[START OF Collected data]
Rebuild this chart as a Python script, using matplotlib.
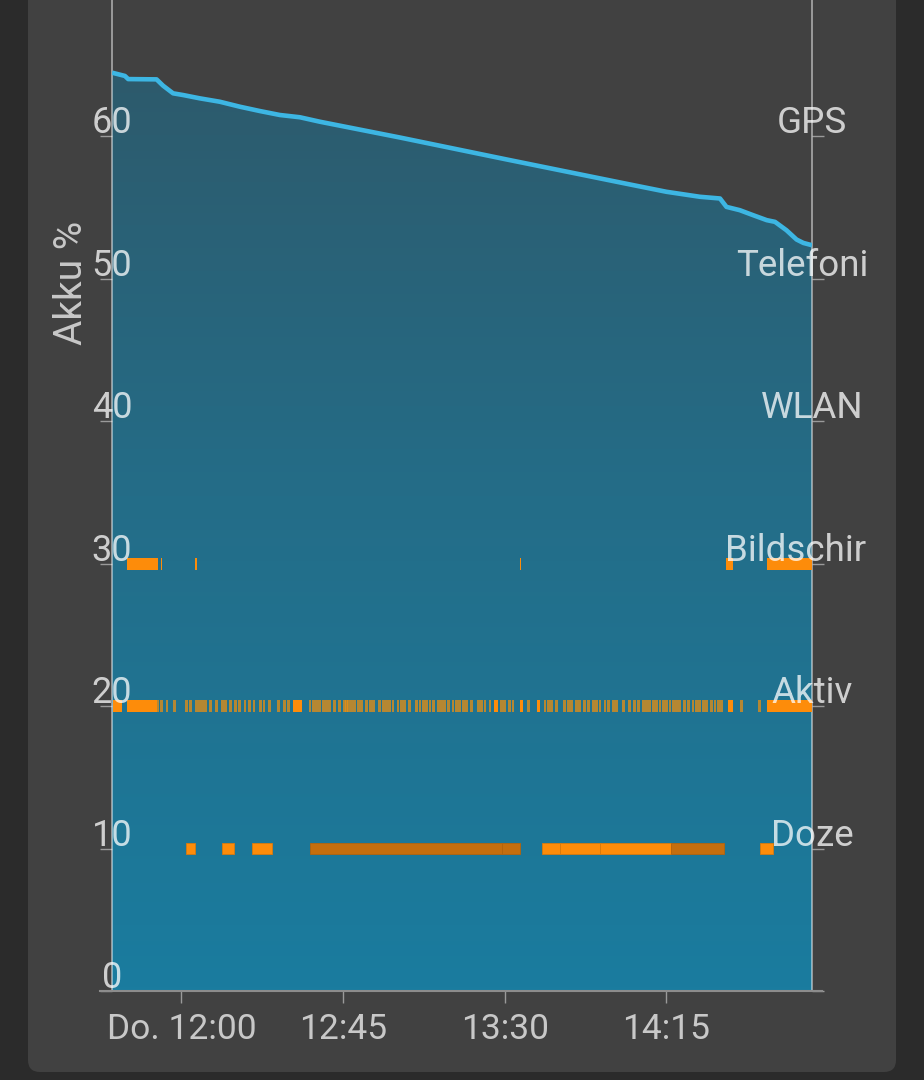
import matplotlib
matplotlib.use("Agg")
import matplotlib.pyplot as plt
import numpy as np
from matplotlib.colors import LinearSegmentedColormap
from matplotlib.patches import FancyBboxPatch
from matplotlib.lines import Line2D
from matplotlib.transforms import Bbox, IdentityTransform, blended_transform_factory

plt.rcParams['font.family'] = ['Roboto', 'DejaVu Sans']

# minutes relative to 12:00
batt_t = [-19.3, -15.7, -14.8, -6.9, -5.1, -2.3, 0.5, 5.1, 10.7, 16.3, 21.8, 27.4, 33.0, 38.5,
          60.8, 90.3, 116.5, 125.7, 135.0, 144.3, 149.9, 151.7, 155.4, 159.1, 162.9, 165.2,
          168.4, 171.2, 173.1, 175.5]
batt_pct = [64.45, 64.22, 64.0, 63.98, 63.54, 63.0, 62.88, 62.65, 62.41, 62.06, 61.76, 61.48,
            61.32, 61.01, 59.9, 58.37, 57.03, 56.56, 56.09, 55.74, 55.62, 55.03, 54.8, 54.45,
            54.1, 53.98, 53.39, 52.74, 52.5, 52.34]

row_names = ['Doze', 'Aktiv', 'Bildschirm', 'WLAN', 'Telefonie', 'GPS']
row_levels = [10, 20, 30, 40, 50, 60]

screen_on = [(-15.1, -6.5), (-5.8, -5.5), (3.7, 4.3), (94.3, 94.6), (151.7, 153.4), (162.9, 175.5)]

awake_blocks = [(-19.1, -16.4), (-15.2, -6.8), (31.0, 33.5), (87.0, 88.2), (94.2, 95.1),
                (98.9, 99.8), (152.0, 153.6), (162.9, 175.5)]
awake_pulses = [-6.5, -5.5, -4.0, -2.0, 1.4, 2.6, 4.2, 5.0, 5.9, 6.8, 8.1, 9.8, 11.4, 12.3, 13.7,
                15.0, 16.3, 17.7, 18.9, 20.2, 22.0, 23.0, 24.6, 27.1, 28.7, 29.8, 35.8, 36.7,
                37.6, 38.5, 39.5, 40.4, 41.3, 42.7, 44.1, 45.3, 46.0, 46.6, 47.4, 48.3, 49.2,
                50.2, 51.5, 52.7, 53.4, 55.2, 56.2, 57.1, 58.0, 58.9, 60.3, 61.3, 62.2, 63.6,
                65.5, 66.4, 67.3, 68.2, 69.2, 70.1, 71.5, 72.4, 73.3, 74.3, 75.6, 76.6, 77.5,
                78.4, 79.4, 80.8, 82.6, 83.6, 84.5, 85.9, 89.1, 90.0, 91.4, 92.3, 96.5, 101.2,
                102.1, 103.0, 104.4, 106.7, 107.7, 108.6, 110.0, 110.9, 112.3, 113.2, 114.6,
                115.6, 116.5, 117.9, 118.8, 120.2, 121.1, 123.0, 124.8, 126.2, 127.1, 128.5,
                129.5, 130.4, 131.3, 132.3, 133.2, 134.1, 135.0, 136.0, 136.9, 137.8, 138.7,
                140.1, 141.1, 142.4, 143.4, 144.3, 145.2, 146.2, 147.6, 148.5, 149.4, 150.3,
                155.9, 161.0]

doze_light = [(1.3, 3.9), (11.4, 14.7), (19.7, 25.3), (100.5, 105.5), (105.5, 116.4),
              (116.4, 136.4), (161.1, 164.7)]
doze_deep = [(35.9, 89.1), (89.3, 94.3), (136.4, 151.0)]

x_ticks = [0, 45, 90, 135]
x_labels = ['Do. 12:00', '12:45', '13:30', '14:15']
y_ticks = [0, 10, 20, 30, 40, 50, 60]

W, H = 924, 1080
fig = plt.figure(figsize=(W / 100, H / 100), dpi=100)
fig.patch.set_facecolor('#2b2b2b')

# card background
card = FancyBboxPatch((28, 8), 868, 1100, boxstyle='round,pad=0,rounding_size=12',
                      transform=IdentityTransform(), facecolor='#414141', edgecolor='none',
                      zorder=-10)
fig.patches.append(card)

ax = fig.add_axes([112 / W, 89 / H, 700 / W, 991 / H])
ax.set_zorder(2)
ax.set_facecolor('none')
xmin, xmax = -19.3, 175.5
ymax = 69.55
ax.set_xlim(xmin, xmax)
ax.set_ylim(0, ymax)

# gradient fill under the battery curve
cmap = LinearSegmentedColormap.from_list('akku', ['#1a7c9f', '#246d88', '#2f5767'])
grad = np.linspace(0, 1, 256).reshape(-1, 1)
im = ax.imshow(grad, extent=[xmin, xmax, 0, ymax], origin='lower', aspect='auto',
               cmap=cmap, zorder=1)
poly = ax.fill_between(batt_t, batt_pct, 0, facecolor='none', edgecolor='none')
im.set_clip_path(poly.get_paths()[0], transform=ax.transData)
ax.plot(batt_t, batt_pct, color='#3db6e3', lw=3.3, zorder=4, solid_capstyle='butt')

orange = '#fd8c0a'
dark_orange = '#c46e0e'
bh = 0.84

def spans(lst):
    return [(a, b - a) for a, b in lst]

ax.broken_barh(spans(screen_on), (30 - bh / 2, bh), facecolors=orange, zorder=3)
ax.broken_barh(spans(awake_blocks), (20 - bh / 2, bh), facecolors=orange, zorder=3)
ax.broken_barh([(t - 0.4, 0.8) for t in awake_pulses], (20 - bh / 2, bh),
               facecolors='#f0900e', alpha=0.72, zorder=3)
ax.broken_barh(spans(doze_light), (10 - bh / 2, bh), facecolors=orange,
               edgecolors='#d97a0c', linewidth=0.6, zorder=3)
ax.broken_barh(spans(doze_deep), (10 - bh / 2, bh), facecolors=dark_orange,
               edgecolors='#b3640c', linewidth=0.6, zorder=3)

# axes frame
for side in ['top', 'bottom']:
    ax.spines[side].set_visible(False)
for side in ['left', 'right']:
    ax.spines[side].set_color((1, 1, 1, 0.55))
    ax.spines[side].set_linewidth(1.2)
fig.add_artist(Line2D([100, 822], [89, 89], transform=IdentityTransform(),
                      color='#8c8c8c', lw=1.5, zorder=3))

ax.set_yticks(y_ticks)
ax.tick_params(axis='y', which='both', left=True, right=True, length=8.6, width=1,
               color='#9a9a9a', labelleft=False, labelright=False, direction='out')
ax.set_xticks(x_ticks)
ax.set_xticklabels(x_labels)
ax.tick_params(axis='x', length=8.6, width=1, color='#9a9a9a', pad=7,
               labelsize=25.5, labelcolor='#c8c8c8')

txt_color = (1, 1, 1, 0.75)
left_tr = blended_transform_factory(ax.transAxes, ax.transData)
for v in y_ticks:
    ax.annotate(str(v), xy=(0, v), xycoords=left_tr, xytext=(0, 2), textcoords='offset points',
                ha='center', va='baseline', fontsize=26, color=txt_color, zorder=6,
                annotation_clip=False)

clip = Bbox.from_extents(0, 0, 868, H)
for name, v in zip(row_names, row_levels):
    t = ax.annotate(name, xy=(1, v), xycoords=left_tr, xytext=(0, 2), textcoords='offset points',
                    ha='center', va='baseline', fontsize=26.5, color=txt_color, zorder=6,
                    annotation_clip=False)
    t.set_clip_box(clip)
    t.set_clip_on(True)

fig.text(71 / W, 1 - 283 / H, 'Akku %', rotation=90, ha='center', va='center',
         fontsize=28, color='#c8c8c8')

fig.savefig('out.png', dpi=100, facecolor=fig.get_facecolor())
[END OF Collected data]
Please extract exactly the lines of the data, from the first through the line containing "153.4), (162.9, 175.5)]", and add no pictures to the copy.

**Exercise result:**
Rebuild this chart as a Python script, using matplotlib.
import matplotlib
matplotlib.use("Agg")
import matplotlib.pyplot as plt
import numpy as np
from matplotlib.colors import LinearSegmentedColormap
from matplotlib.patches import FancyBboxPatch
from matplotlib.lines import Line2D
from matplotlib.transforms import Bbox, IdentityTransform, blended_transform_factory

plt.rcParams['font.family'] = ['Roboto', 'DejaVu Sans']

# minutes relative to 12:00
batt_t = [-19.3, -15.7, -14.8, -6.9, -5.1, -2.3, 0.5, 5.1, 10.7, 16.3, 21.8, 27.4, 33.0, 38.5,
          60.8, 90.3, 116.5, 125.7, 135.0, 144.3, 149.9, 151.7, 155.4, 159.1, 162.9, 165.2,
          168.4, 171.2, 173.1, 175.5]
batt_pct = [64.45, 64.22, 64.0, 63.98, 63.54, 63.0, 62.88, 62.65, 62.41, 62.06, 61.76, 61.48,
            61.32, 61.01, 59.9, 58.37, 57.03, 56.56, 56.09, 55.74, 55.62, 55.03, 54.8, 54.45,
            54.1, 53.98, 53.39, 52.74, 52.5, 52.34]

row_names = ['Doze', 'Aktiv', 'Bildschirm', 'WLAN', 'Telefonie', 'GPS']
row_levels = [10, 20, 30, 40, 50, 60]

screen_on = [(-15.1, -6.5), (-5.8, -5.5), (3.7, 4.3), (94.3, 94.6), (151.7, 153.4), (162.9, 175.5)]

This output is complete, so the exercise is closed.